New Haven, Conn. In the largest genome-wide study of brain aneurysms ever conducted, an international team led by researchers at the Yale School of Medicine have identified three new genetic variants that increase a person's risk for developing this deadly disease.
The massive study of intracranial aneurysms involved more than 20,000 subjects and was published in the April 4 online edition of the journal Nature Genetics. The new study, the second by Yale researchers published within the last 15 months, brings to five the number of regions of the genome that have been found to contribute to the nearly 500,000 cases of this devastating disorder diagnosed worldwide annually.
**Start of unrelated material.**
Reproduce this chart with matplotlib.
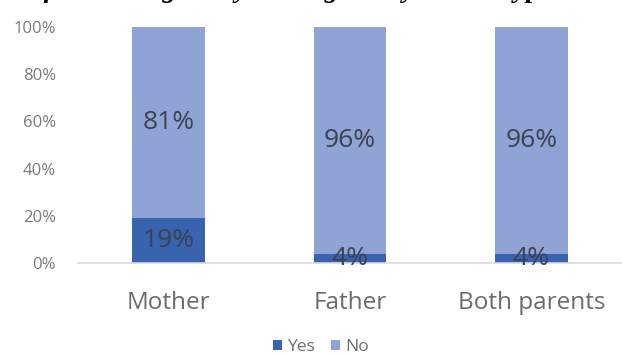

"These findings provide important new insights into the causes of intracranial aneurysms and are a critical step forward in the development of a diagnostic test that can identify people at high risk prior to the emergence of symptoms," said Murat Gunel, professor of neurosurgery, genetics and neurobiology at Yale and senior author of the paper. "Given the often-devastating consequences of the bleeding in the brain, early detection can be the difference between life and death."
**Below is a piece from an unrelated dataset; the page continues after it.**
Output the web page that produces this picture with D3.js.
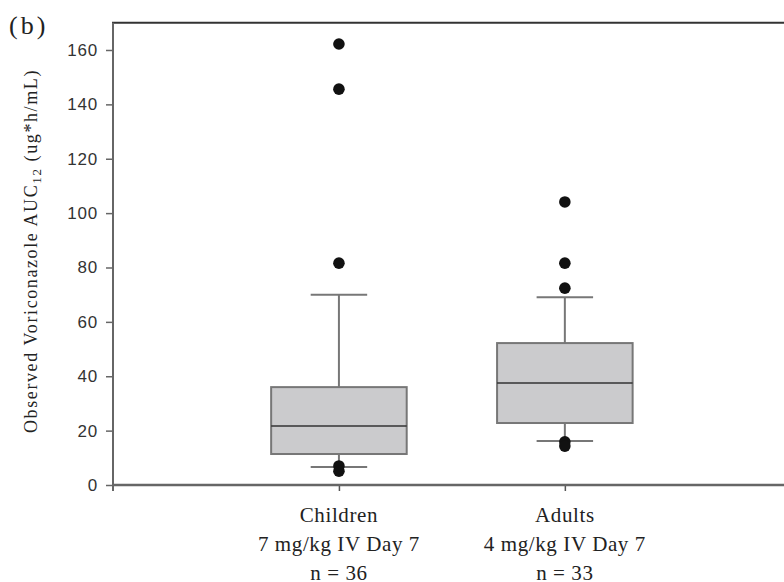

The ambitious international collaboration was headed by Gunel and Richard Lifton, Sterling Professor and chair of the Department of Genetics at Yale and a Howard Hughes Medical Institute Investigator. Sixty-nine authors from 32 institutions in 10 countries contributed to the findings by analyzing 5,891 aneurysm patients from Japan and Europe and 14,181 unaffected subjects. They searched across the entire genome for changes in the genetic code that were shared more often by aneurysm patients than by unaffected individuals. The researchers determined that if a person carries all of the risk variants discovered by the Yale-led team, they are five to seven times more likely to suffer an aneurysm than those individuals who carry none.